--- START STORED ROWS ---

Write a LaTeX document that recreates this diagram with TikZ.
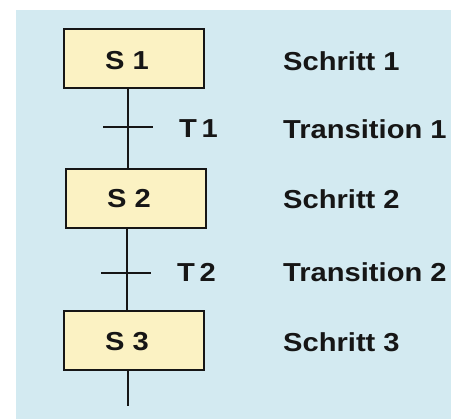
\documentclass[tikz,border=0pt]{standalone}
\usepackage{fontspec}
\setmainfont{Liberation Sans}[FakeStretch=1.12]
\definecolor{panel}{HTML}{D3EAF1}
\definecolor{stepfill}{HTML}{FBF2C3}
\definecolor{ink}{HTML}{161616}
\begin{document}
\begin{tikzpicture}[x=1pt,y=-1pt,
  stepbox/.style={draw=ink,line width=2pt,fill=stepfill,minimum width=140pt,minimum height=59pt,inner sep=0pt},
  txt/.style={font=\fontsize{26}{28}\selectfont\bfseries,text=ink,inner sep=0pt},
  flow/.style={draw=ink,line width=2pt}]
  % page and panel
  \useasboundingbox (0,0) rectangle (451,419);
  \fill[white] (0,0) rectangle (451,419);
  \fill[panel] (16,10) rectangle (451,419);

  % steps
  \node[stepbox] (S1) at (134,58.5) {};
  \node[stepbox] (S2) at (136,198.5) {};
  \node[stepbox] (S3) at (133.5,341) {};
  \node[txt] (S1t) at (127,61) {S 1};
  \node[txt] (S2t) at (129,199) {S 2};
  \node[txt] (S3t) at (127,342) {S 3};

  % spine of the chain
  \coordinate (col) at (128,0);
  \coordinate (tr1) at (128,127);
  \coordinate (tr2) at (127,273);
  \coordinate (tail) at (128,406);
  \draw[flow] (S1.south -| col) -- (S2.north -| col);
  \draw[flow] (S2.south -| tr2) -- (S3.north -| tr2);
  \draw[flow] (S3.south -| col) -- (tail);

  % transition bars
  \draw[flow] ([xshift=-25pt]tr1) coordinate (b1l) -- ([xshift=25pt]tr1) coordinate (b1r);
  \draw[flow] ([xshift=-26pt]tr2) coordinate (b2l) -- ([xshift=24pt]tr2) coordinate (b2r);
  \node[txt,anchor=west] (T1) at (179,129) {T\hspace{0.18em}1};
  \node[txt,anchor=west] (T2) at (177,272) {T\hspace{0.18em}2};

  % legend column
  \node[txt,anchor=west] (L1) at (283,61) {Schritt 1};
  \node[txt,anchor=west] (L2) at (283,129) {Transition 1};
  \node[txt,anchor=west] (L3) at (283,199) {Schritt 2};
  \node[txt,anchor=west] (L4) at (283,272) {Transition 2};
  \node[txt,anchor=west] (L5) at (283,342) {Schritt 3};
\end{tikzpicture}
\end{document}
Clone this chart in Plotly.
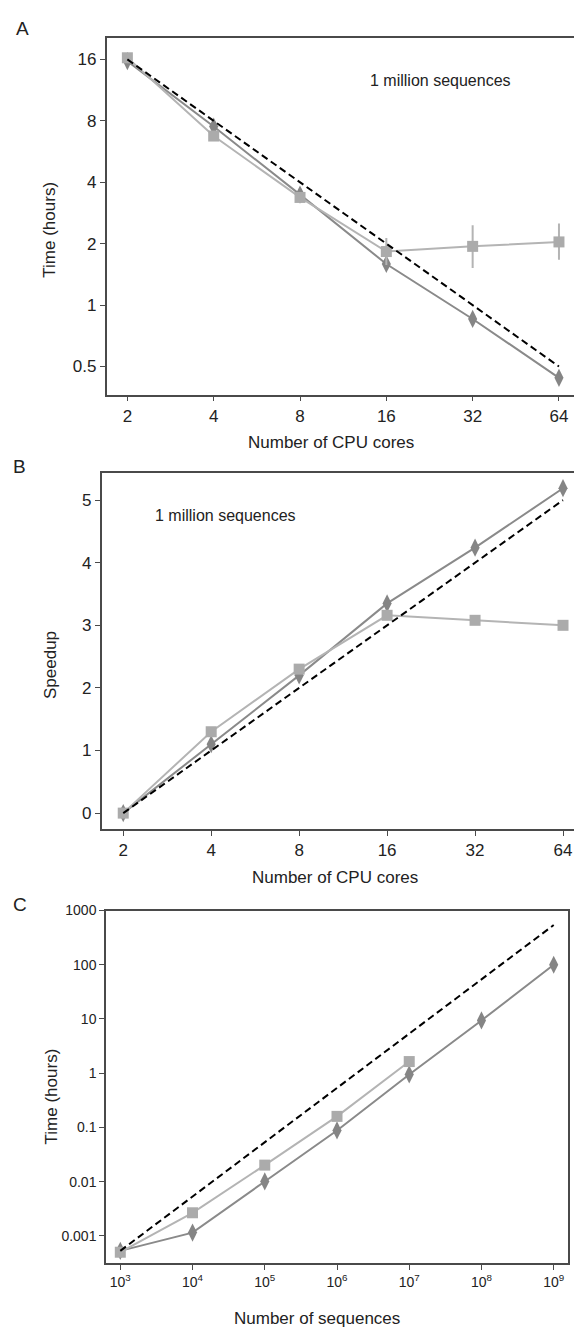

--- END STORED ROWS ---

WRITTEN PROBLEM: Repeat exactly and only the lines from the start of the data above through the line that holds "(S3t) at (127,342)", inclusive. Pictures do not belong in the copy.

ANSWER TO THE PROBLEM:
Write a LaTeX document that recreates this diagram with TikZ.
\documentclass[tikz,border=0pt]{standalone}
\usepackage{fontspec}
\setmainfont{Liberation Sans}[FakeStretch=1.12]
\definecolor{panel}{HTML}{D3EAF1}
\definecolor{stepfill}{HTML}{FBF2C3}
\definecolor{ink}{HTML}{161616}
\begin{document}
\begin{tikzpicture}[x=1pt,y=-1pt,
  stepbox/.style={draw=ink,line width=2pt,fill=stepfill,minimum width=140pt,minimum height=59pt,inner sep=0pt},
  txt/.style={font=\fontsize{26}{28}\selectfont\bfseries,text=ink,inner sep=0pt},
  flow/.style={draw=ink,line width=2pt}]
  % page and panel
  \useasboundingbox (0,0) rectangle (451,419);
  \fill[white] (0,0) rectangle (451,419);
  \fill[panel] (16,10) rectangle (451,419);

  % steps
  \node[stepbox] (S1) at (134,58.5) {};
  \node[stepbox] (S2) at (136,198.5) {};
  \node[stepbox] (S3) at (133.5,341) {};
  \node[txt] (S1t) at (127,61) {S 1};
  \node[txt] (S2t) at (129,199) {S 2};
  \node[txt] (S3t) at (127,342) {S 3};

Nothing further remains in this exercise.